Mystery

Want to Find Colliding Black Holes? Check the Disks Around Quasars

This illustration shows the merger of two black holes and the gravitational waves that ripple outward as the black holes spiral toward each other. Could black holes like these (which represent those detected by LIGO on Dec. 26, 2015) collide in the dusty disk around a quasar’s supermassive black hole explain gravitational waves, too? Credit: LIGO/T. Pyle

The universe is awash in gravitational waves. The collisions of massive objects such as black holes and neutron stars generate many of them. Now astronomers are wondering about the environments where these catastrophic events occur. It turns out they might need to look at quasars.

The first gravitational wave detection happened in 2015. Since that time, astronomers have found another 90, and more are sure to be detected. Determining their likely causes and environments is key to understanding the events that cause them. Quasars, with all their activity, seem to be a good place to look. This is particularly true for the kinds of black hole/black hole interactions that can spur gravitational waves.

Artist’s impression of a quasar. These all have supermassive black holes at their hearts.
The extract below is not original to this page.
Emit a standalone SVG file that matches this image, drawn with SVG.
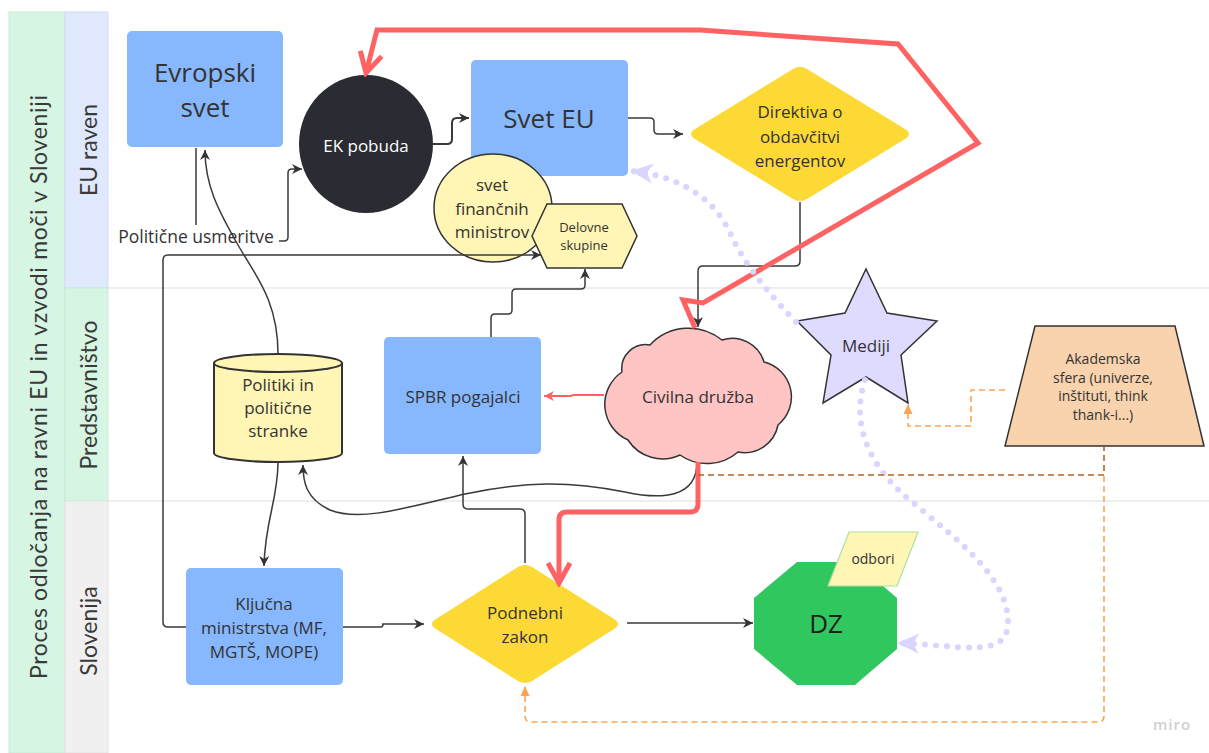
<svg xmlns="http://www.w3.org/2000/svg" width="1209" height="753" viewBox="0 0 1209 753">
  <style>
    .lane-title { font-family: "Lato", "Liberation Sans", sans-serif; font-size: 23px; fill: #3a3a3a; text-anchor: middle; }
    .t { font-family: "Open Sans", "Noto Sans", "Liberation Sans", sans-serif; fill: #333333; text-anchor: middle; }
    .t17 { font-size: 17px; }
    .t14 { font-size: 14px; }
    .t26 { font-size: 26px; }
    .blue { fill: #87b7fd; }
    .pale { fill: #fff5b5; stroke: #333333; stroke-width: 1.5; }
    .gold { fill: #fdd935; }
    .wire { fill: none; stroke: #3a3a3a; stroke-width: 1.5; }
    .red-thick { fill: none; stroke: #ff6262; stroke-width: 5; stroke-linejoin: miter; }
    .red-thin { fill: none; stroke: #ff6262; stroke-width: 2; }
    .lav-dots { fill: none; stroke: #d9d5ff; stroke-width: 6; stroke-linecap: round; stroke-dasharray: 0 11; }
    .orange-dash { fill: none; stroke: #ffa552; stroke-width: 1.6; stroke-dasharray: 6 4; }
    .brown-dash { fill: none; stroke: #b8611f; stroke-width: 1.6; stroke-dasharray: 6 4; }
  </style>
  <defs>
    <marker id="arrowDark" markerUnits="userSpaceOnUse" viewBox="0 0 12 12" refX="11" refY="6" markerWidth="12" markerHeight="12" orient="auto">
      <path d="M1,1 L11,6 L1,11 L4,6 z" fill="#333333"/>
    </marker>
    <marker id="arrowRedThin" markerUnits="userSpaceOnUse" viewBox="0 0 12 12" refX="11" refY="6" markerWidth="12" markerHeight="12" orient="auto">
      <path d="M1,1 L11,6 L1,11 L4,6 z" fill="#ff6262"/>
    </marker>
    <marker id="arrowRedBig" markerUnits="userSpaceOnUse" viewBox="-26 -14 30 28" refX="0" refY="0" markerWidth="30" markerHeight="28" orient="auto">
      <path d="M-20,-11 L0,0 L-20,11" fill="none" stroke="#ff6262" stroke-width="5" stroke-linejoin="miter"/>
    </marker>
    <marker id="arrowLav" markerUnits="userSpaceOnUse" viewBox="0 0 22 22" refX="21" refY="11" markerWidth="22" markerHeight="22" orient="auto">
      <path d="M0,1 L22,11 L0,21 L6,11 z" fill="#d9d5ff"/>
    </marker>
    <marker id="arrowOrange" markerUnits="userSpaceOnUse" viewBox="0 0 10 10" refX="9" refY="5" markerWidth="10" markerHeight="10" orient="auto">
      <path d="M0,0.5 L10,5 L0,9.5 z" fill="#ffa552"/>
    </marker>
  </defs>

  <rect x="0" y="0" width="1209" height="753" fill="#ffffff"/>

  <!-- swimlanes -->
  <g id="lanes">
    <rect x="9" y="12" width="56" height="741" fill="#d6f5e3" stroke="#c8ead5" stroke-width="1"/>
    <rect x="65" y="12" width="43" height="276" fill="#dfe8fd" stroke="#d2dcf2" stroke-width="1"/>
    <rect x="65" y="288" width="43" height="213" fill="#d6f5e3" stroke="#c8ead5" stroke-width="1"/>
    <rect x="65" y="501" width="43" height="252" fill="#f0f0f0" stroke="#e2e2e2" stroke-width="1"/>
    <line x1="108" y1="288" x2="1209" y2="288" stroke="#e8e8e8" stroke-width="1.5"/>
    <line x1="108" y1="501" x2="1209" y2="501" stroke="#e8e8e8" stroke-width="1.5"/>
    <text class="lane-title" transform="translate(47,387) rotate(-90)" textLength="584">Proces odločanja na ravni EU in vzvodi moči v Sloveniji</text>
    <text class="lane-title" transform="translate(97,150) rotate(-90)">EU raven</text>
    <text class="lane-title" transform="translate(97,395) rotate(-90)">Predstavništvo</text>
    <text class="lane-title" transform="translate(97,631) rotate(-90)">Slovenija</text>
  </g>

  <!-- nodes -->
  <g id="evropski-svet">
    <rect class="blue" x="127" y="31" width="156" height="116" rx="5"/>
    <text class="t t26" x="205" y="82">Evropski</text>
    <text class="t t26" x="205" y="117">svet</text>
  </g>

  <g id="ek-pobuda">
    <ellipse cx="366" cy="144" rx="67" ry="69" fill="#2b2c33"/>
    <text class="t t17" x="366" y="152" style="fill:#ffffff">EK pobuda</text>
  </g>

  <g id="svet-eu">
    <rect class="blue" x="471" y="60" width="157" height="116" rx="5"/>
    <text class="t t26" x="549" y="128">Svet EU</text>
  </g>

  <g id="svet-financnih-ministrov">
    <ellipse class="pale" cx="493" cy="208" rx="59" ry="54"/>
    <text class="t t17" x="492" y="191">svet</text>
    <text class="t t17" x="492" y="215">finančnih</text>
    <text class="t t17" x="492" y="238">ministrov</text>
  </g>

  <g id="delovne-skupine">
    <polygon class="pale" points="532,236 547,204 622,204 637,236 622,268 547,268"/>
    <text class="t t14" x="584" y="232" style="font-size:13px">Delovne</text>
    <text class="t t14" x="584" y="250" style="font-size:13px">skupine</text>
  </g>

  <g id="direktiva">
    <path class="gold" d="M793,69 Q800,65 807,69 L905,129 Q913,134 905,139 L807,199 Q800,203 793,199 L695,139 Q687,134 695,129 Z"/>
    <text class="t t17" x="800" y="118">Direktiva o</text>
    <text class="t t17" x="800" y="143">obdavčitvi</text>
    <text class="t t17" x="800" y="167">energentov</text>
  </g>

  <g id="politiki">
    <path class="pale" style="stroke-width:2" d="M214,363 A64,9 0 0 1 342,363 V453 A64,9 0 0 1 214,453 Z"/>
    <path fill="none" stroke="#333333" stroke-width="2" d="M214,363 A64,9 0 0 0 342,363"/>
    <text class="t t17" x="278" y="391">Politiki in</text>
    <text class="t t17" x="278" y="414">politične</text>
    <text class="t t17" x="278" y="437">stranke</text>
  </g>

  <g id="spbr-pogajalci">
    <rect class="blue" x="384" y="337" width="157" height="117" rx="5"/>
    <text class="t t17" x="463" y="403">SPBR pogajalci</text>
  </g>

  <g id="civilna-druzba">
    <path fill="#ffc4c4" stroke="#333333" stroke-width="1.5" d="M622,372 A24,24 0 0 1 650,345 A53,53 0 0 1 722,340 A33,33 0 0 1 764,362 A36,36 0 0 1 778,425 A34,34 0 0 1 738,452 A47,47 0 0 1 680,455 A41,41 0 0 1 628,440 A39,39 0 0 1 622,372 Z"/>
    <text class="t t17" x="698" y="403">Civilna družba</text>
  </g>

  <g id="mediji">
    <polygon fill="#dedbff" stroke="#333333" stroke-width="1.5" points="866,269 887,313 937,321 901,355 908,403 866,377 823,403 831,355 797,321 845,313"/>
    <text class="t t17" x="866" y="352">Mediji</text>
  </g>

  <g id="akademska-sfera">
    <polygon fill="#f8d3ae" stroke="#333333" stroke-width="1.5" points="1035,326 1175,326 1204,446 1005,446"/>
    <text class="t t14" x="1103" y="364">Akademska</text>
    <text class="t t14" x="1103" y="383">sfera (univerze,</text>
    <text class="t t14" x="1103" y="401">inštituti, think</text>
    <text class="t t14" x="1103" y="420">thank-i...)</text>
  </g>

  <g id="kljucna-ministrstva">
    <rect class="blue" x="186" y="568" width="157" height="117" rx="5"/>
    <text class="t t17" x="264" y="610">Ključna</text>
    <text class="t t17" x="264" y="634">ministrstva (MF,</text>
    <text class="t t17" x="264" y="658">MGTŠ, MOPE)</text>
  </g>

  <g id="podnebni-zakon">
    <path class="gold" d="M518,567 Q525,563 532,567 L614,619 Q622,624 614,629 L532,681 Q525,685 518,681 L436,629 Q428,624 436,619 Z"/>
    <text class="t t17" x="525" y="619">Podnebni</text>
    <text class="t t17" x="525" y="643">zakon</text>
  </g>

  <g id="dz">
    <polygon fill="#30c75e" points="797,562 855,562 897,598 897,649 855,685 797,685 754,649 754,598"/>
    <text class="t t26" x="826" y="633" style="fill:#1e1e1e">DZ</text>
  </g>

  <g id="odbori">
    <polygon fill="#fff5b5" stroke="#a8e3a0" stroke-width="1.2" points="849,532 918,532 897,586 828,586"/>
    <text class="t t14" x="873" y="564">odbori</text>
  </g>

  <!-- connectors -->
  <g id="connectors">
    <!-- Evropski svet / Politične usmeritve / EK pobuda -->
    <path class="wire" d="M196,148 V225"/>
    <path class="wire" d="M279,241 H284 Q288,241 288,237 V173 Q288,169 292,169 H302" marker-end="url(#arrowDark)"/>
    <text class="t" x="196" y="243" style="font-size:17.5px">Politične usmeritve</text>
    <!-- EK pobuda -> Svet EU -->
    <path class="wire" style="stroke-width:2" d="M432,144 H447 Q452,144 452,139 V123 Q452,118 457,118 H469" marker-end="url(#arrowDark)"/>
    <!-- Svet EU -> Direktiva -->
    <path class="wire" d="M628,118 H650 Q654,118 654,122 V130 Q654,134 658,134 H683" marker-end="url(#arrowDark)"/>
    <!-- Direktiva -> Civilna družba -->
    <path class="wire" d="M800,202 V261 Q800,266 795,266 H703 Q698,266 698,271 V327" marker-end="url(#arrowDark)"/>
    <!-- Politiki -> Evropski svet -->
    <path class="wire" d="M278,354 C278,300 255,275 238,245 C218,210 205,185 205,150" marker-end="url(#arrowDark)"/>
    <!-- Politiki -> Ključna ministrstva -->
    <path class="wire" d="M278,462 C278,500 265,520 264,566" marker-end="url(#arrowDark)"/>
    <!-- Civilna družba -> Politiki -->
    <path class="wire" d="M697,462 C697,498 662,500 625,492 C570,481 525,481 465,494 C405,508 360,522 330,510 C306,499 303,482 303,465" marker-end="url(#arrowDark)"/>
    <!-- SPBR -> Delovne skupine -->
    <path class="wire" d="M491,337 V318 Q491,314 495,314 H508 Q512,314 512,310 V293 Q512,289 516,289 H581 Q585,289 585,285 V269" marker-end="url(#arrowDark)"/>
    <!-- Podnebni zakon -> SPBR -->
    <path class="wire" d="M525,563 V514 Q525,509 520,509 H468 Q463,509 463,504 V456" marker-end="url(#arrowDark)"/>
    <!-- Ključna -> Podnebni zakon -->
    <path class="wire" d="M343,627 H381 Q383,627 383,624 H424" marker-end="url(#arrowDark)"/>
    <!-- Ključna -> Delovne skupine -->
    <path class="wire" d="M186,627 H168 Q163,627 163,622 V260 Q163,255 168,255 H541" marker-end="url(#arrowDark)"/>
    <!-- Podnebni zakon -> DZ -->
    <path class="wire" d="M627,623 H753" marker-end="url(#arrowDark)"/>
    <!-- Civilna družba -> SPBR -->
    <path class="red-thin" d="M604,395 H573 L571,396 H544" marker-end="url(#arrowRedThin)"/>
    <!-- Civilna družba -> EK pobuda -->
    <path class="red-thick" d="M695,328 L683,300 L703,303 L978,143 L898,44 L700,30 L377,30 L366,73" marker-end="url(#arrowRedBig)"/>
    <!-- Civilna družba -> Podnebni zakon -->
    <path class="red-thick" style="stroke-linejoin:round" d="M698,462 V504 Q698,512 690,512 H567 Q559,512 559,520 V583" marker-end="url(#arrowRedBig)"/>
    <!-- Mediji -> Svet EU -->
    <path class="lav-dots" d="M796,322 C770,295 745,265 732,237 C718,205 690,178 632,171" marker-end="url(#arrowLav)"/>
    <!-- Mediji -> DZ -->
    <path class="lav-dots" d="M865,380 C850,425 870,468 912,502 C958,540 1008,578 1008,622 C1008,660 960,645 898,643" marker-end="url(#arrowLav)"/>
    <!-- Akademska sfera -> Mediji -->
    <path class="orange-dash" d="M1005,390 H971 V426 H908 V405" marker-end="url(#arrowOrange)"/>
    <!-- Akademska sfera -> Podnebni zakon -->
    <path class="orange-dash" d="M1104,476 V716 Q1104,722 1098,722 H531 Q525,722 525,716 V687" marker-end="url(#arrowOrange)"/>
    <!-- Civilna družba - Akademska sfera -->
    <path class="brown-dash" d="M698,475 H1104 V447"/>
  </g>

  <text x="1172" y="730" text-anchor="middle" font-family="Open Sans, Liberation Sans, sans-serif" font-size="15" font-weight="600" fill="#cfcfd6" letter-spacing="1">miro</text>
</svg>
Credit: NOIRLab/NSF/AURA/J. da Silva

A quasar is the heart of an active galactic nucleus. The engine that powers the quasar is a supermassive black hole. Where you have these black hole monsters, you also see dense disks of gas. Those disks swirl around at nearly the speed of light and are quite bright in various wavelengths of light.

It turns out that if a stellar-mass black hole gets dragged into a disk, it could get forced into a binary system with another black hole. Gravitational interactions between them also disturb gas in the surrounding disk. That gas may offer some kind of feedback that affects the orbits of the black holes. Eventually, such feedback could speed up their mergers. That’s the idea behind recent simulations described in a presentation at the meeting of the Royal Astronomical Society. The paper was given by Connar Rowan, a Ph.D. student at the University of Oxford in England.
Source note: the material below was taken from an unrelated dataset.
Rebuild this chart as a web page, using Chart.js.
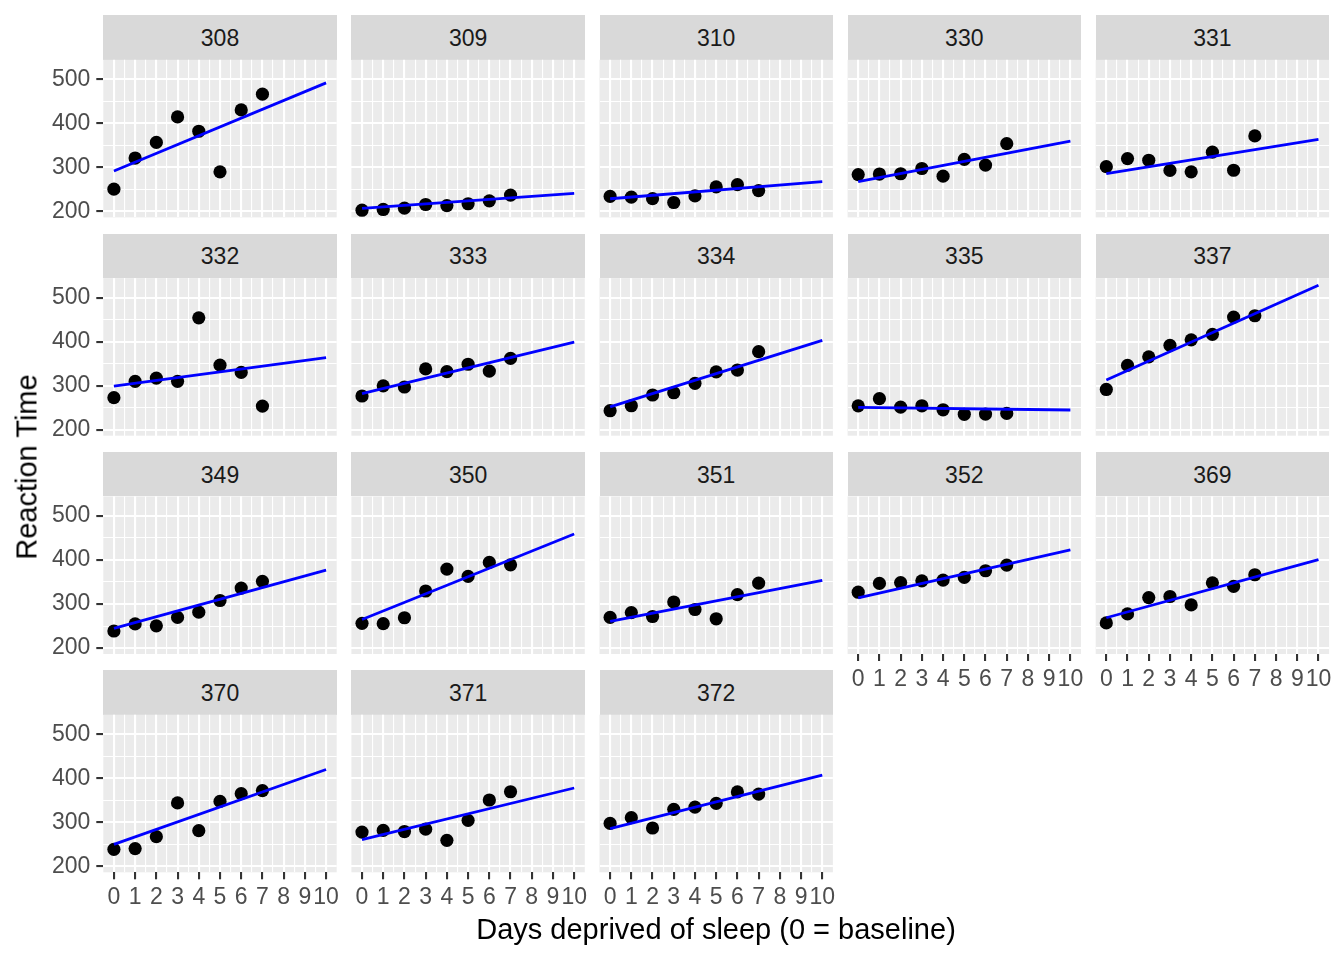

Simulating Mergers of Black Holes in Quasar Disks

Rowan and a team of astronomers created their computer models to explore the actions at the heart of a quasar. They wanted to explore their possible role in gravitational waves. “These simulations address two main questions: can gas catalyze black hole binary formation and if so, can they ultimately get even closer and merge?” he said. “For this process to explain the origin of the observed gravitational wave signals, both answers need to be yes.”

The key stages of the binary formation mechanism highlighted in the cartoon as snapshots from their moment in the simulations. The first panel shows the “mini”-disks around the isolated black holes before they encounter each other in panels 2 and 3 and become bound to one another. Afterwards, the binary evolves slowly through gravitational interaction with a reformed mini disk, which rotates around both black holes. Credit Connar Rowan et al.

To get to those answers, the team simulated a gas disk with 25 million particles and shaped it as it might exist around the central supermassive black hole in the heart of a quasar. They also inserted two stellar-mass black holes to track their behavior in the disk. They wanted to see if the two objects would get forced into a gravitationally bound binary system. And, what would the forcing mechanisms be? Finally, they wanted to see if the two black holes would eventually merge. It took around 3 months for each simulation to produce an answer.

Bence Kocsis, who heads up the GalNUC consortium that studies these active cores, said that the simulation is a valuable tool. “These results are incredibly exciting as they validate that black hole mergers in supermassive black hole discs can happen,” Kocsis said. “And they possibly explain many or perhaps most of the gravitational wave signals we observe today.”

Stimulating Simulation Results

The results reveal several intriguing possibilities that are stimulating discussion in gravitational wave research circles. First, gas in the disk actually reduces the speed of the black holes during an encounter. They actually stay trapped in orbit around each other even as they orbit the supermassive black hole together. Second, direct gas drag (similar to air resistance) also plays a role. Gas gobbled up by the black holes forces them to decelerate. In response to absorbing the black hole’s kinetic energy via gravitational interaction, the gas is violently ejected immediately following the encounter. This outcome occurs in the majority of the simulations and confirms the previous expectations that gas greatly facilitates the capture of black holes into bound pairs.

Here’s another way to look at the possible black hole mechanism in quasar dust disks. Two isolated black holes orbit a supermassive black hole. They encounter each other inside the large gas disk. The gravitational interaction with gas removes energy from the two black holes, allowing them to stay bound. Courtesy Connar Rowan, et al.

The third finding also showed that the direction of the orbit of the black holes also played a role. In binary systems where the black holes orbit each other opposite to their orbit around the black hole, the black holes got close enough to set off gravitational waves. That basically slowed them down enough to allow a final, catastrophic merger.

The simulations of merging black holes in the vicinity of a quasar provide an intriguing pathway for astronomers searching for additional origins of gravitational waves. “If a sizeable fraction of the observed events, either today or in the future, is caused by this phenomenon, we should be able to see a direct association between quasars and gravitational wave sources in the sky”, said Professor Zoltán Haiman of Columbia University, a member of the team.